No they are not overlapping, but you can still a crossfade, when they are next each other. You just put a crossfade over top and it goes over top of both. Unless I am doing it wrong?
 
My concern is that if you are copying the original audio and it's similar in content then why should there be a popping sound when you paste it in the sequencer?
 
Shorten the front and end of the room tone, copy it from there, and then crossfade it. When you don't shorten the audio and apply the crossfade, then there's no actual audio to crossfade with.
 
No they are not overlapping, but you can still a crossfade, when they are next each other. Unless I am doing it wrong?


Yes, as WalterB said, YOU ARE DOING IT WRONG. To do a crossfade the audio clips MUST OVERLAP.

I said that in my original reply. I even gave you a visual example.



Are the clips actually overlapping?????? Which they need to be to do a crossfade!!!! They cross over each other.
linear-crossfade.png



GOT IT NOW?
 
Dude, if you need a visual, a dissolve is to picture what a crossfade is to audio... and you know that in order to dissolve, you need to overlap... otherwise you simply have a fade out to a fade in...
 
But H44 doesn't.

Only in Game of Thrones does the North remember.

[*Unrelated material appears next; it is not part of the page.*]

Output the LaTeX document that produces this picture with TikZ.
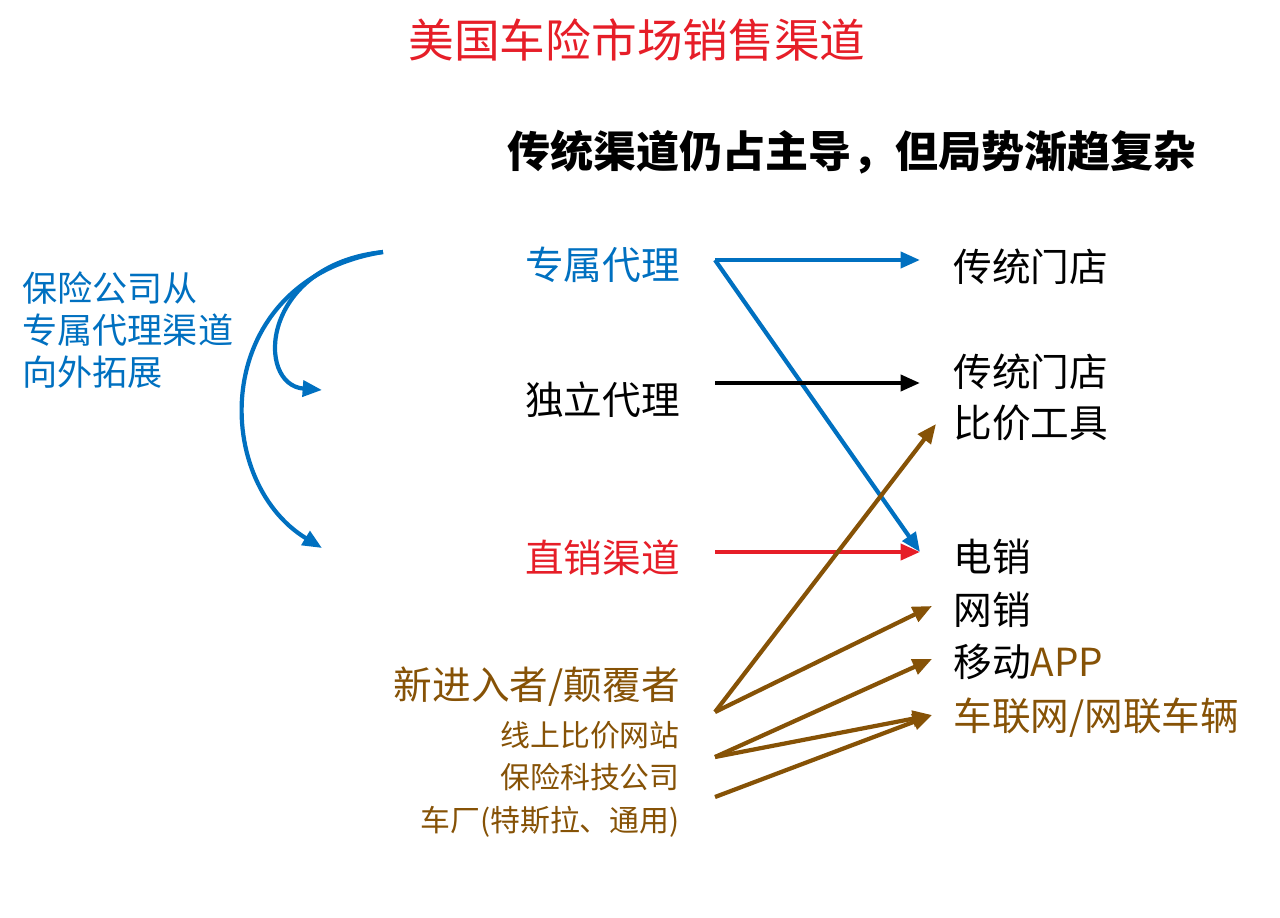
\documentclass[tikz,border=0pt]{standalone}
\usepackage{fontspec}
\setmainfont{Noto Sans CJK SC}
\usetikzlibrary{arrows.meta}
\definecolor{chblue}{RGB}{0,112,192}
\definecolor{chred}{RGB}{230,30,40}
\definecolor{chbrown}{RGB}{134,82,6}
\tikzset{>={Triangle[length=11pt,width=9pt]},
  lbl/.style={anchor=east,inner sep=0pt,font=\fontsize{22pt}{26pt}\selectfont},
  sub/.style={anchor=east,inner sep=0pt,font=\fontsize{17pt}{20pt}\selectfont,text=chbrown},
  tgt/.style={anchor=west,inner sep=0pt,font=\fontsize{22pt}{26pt}\selectfont},
  link/.style={->,line width=2.4pt}}

\begin{document}
\begin{tikzpicture}[x=0.02cm,y=-0.02cm]
	\useasboundingbox (0,0) rectangle (1280,918);
	\node (title) at (637,40) {\fontsize{26pt}{30pt}\selectfont\color{chred}美国车险市场销售渠道};
	\node (head) at (852,152) {\fontsize{24.5pt}{30pt}\selectfont\bfseries 传统渠道仍占主导，但局势渐趋复杂};
	\node [anchor=west,align=left,inner sep=0pt,text=chblue,font=\fontsize{20pt}{24pt}\selectfont] (note) at (22,330) {保险公司从\\专属代理渠道\\向外拓展};
	% channels
	\node [lbl,text=chblue] (excl) at (680,265) {专属代理};
	\node [lbl] (indep) at (680,400) {独立代理};
	\node [lbl,text=chred] (direct) at (680,558) {直销渠道};
	\node [lbl,text=chbrown] (newin) at (680,687) {新进入者/颠覆者};
	\node [sub] (online) at (680,735) {线上比价网站};
	\node [sub] (tech) at (680,777) {保险科技公司};
	\node [sub] (oem) at (680,822) {车厂(特斯拉、通用)};
	% targets
	\node [tgt] (store1) at (953,267) {传统门店};
	\node [tgt] (store2) at (953,372) {传统门店};
	\node [tgt] (compare) at (953,423) {比价工具};
	\node [tgt] (phone) at (953,557) {电销};
	\node [tgt] (web) at (953,610) {网销};
	\node [tgt] (app) at (953,662) {移动\textcolor{chbrown}{APP}};
	\node [tgt,text=chbrown] (iov) at (953,718) {车联网/网联车辆};
	% arrow ends
	\coordinate (e1) at (715,260); \coordinate (e2) at (715,383);
	\coordinate (e3) at (715,552); \coordinate (b1) at (715,712);
	\coordinate (b2) at (715,757); \coordinate (b3) at (715,797);
	\coordinate (t1) at (920,260); \coordinate (t2) at (920,383);
	\coordinate (t3) at (920,552); \coordinate (t4) at (936,424);
	\coordinate (t5) at (932,606); \coordinate (t6) at (932,659);
	\coordinate (t7) at (932,715);
	\draw [link,chblue] (e1) -- (t1);
	\draw [link,chblue] (e1) -- (t3);
	\draw [link] (e2) -- (t2);
	\draw [link,chred] (e3) -- (t3);
	\draw [link,chbrown] (b1) -- (t4);
	\draw [link,chbrown] (b1) -- (t5);
	\draw [link,chbrown] (b2) -- (t6);
	\draw [link,chbrown] (b2) -- (t7);
	\draw [link,chbrown] (b3) -- (t7);
	% expansion curves
	\coordinate (src) at (383,252);
	\coordinate (c1) at (322,390); \coordinate (c2) at (322,548);
	\draw [link,chblue] (src) .. controls (260,265) and (255,385) .. (c1);
	\draw [link,chblue] (src) .. controls (210,280) and (210,480) .. (c2);
\end{tikzpicture}
\end{document}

(And to H44 painting a door red and painting a door green are 2 different things, so any advice on painting the door red is ignored when having to paint a door green.)
 
My concern is that if you are copying the original audio and it's similar in content then why should there be a popping sound when you paste it in the sequencer?
Hard cuts in audio can pop and often do.

It happens when the edit is not on a zero crossing point.

576px-Zero_crossing.svg.png



Making the audio cut at a zero crossing point only mitigates the problem, it's not a solution. That's why we have fades - fade-in, fade-out, and various types of crossfades.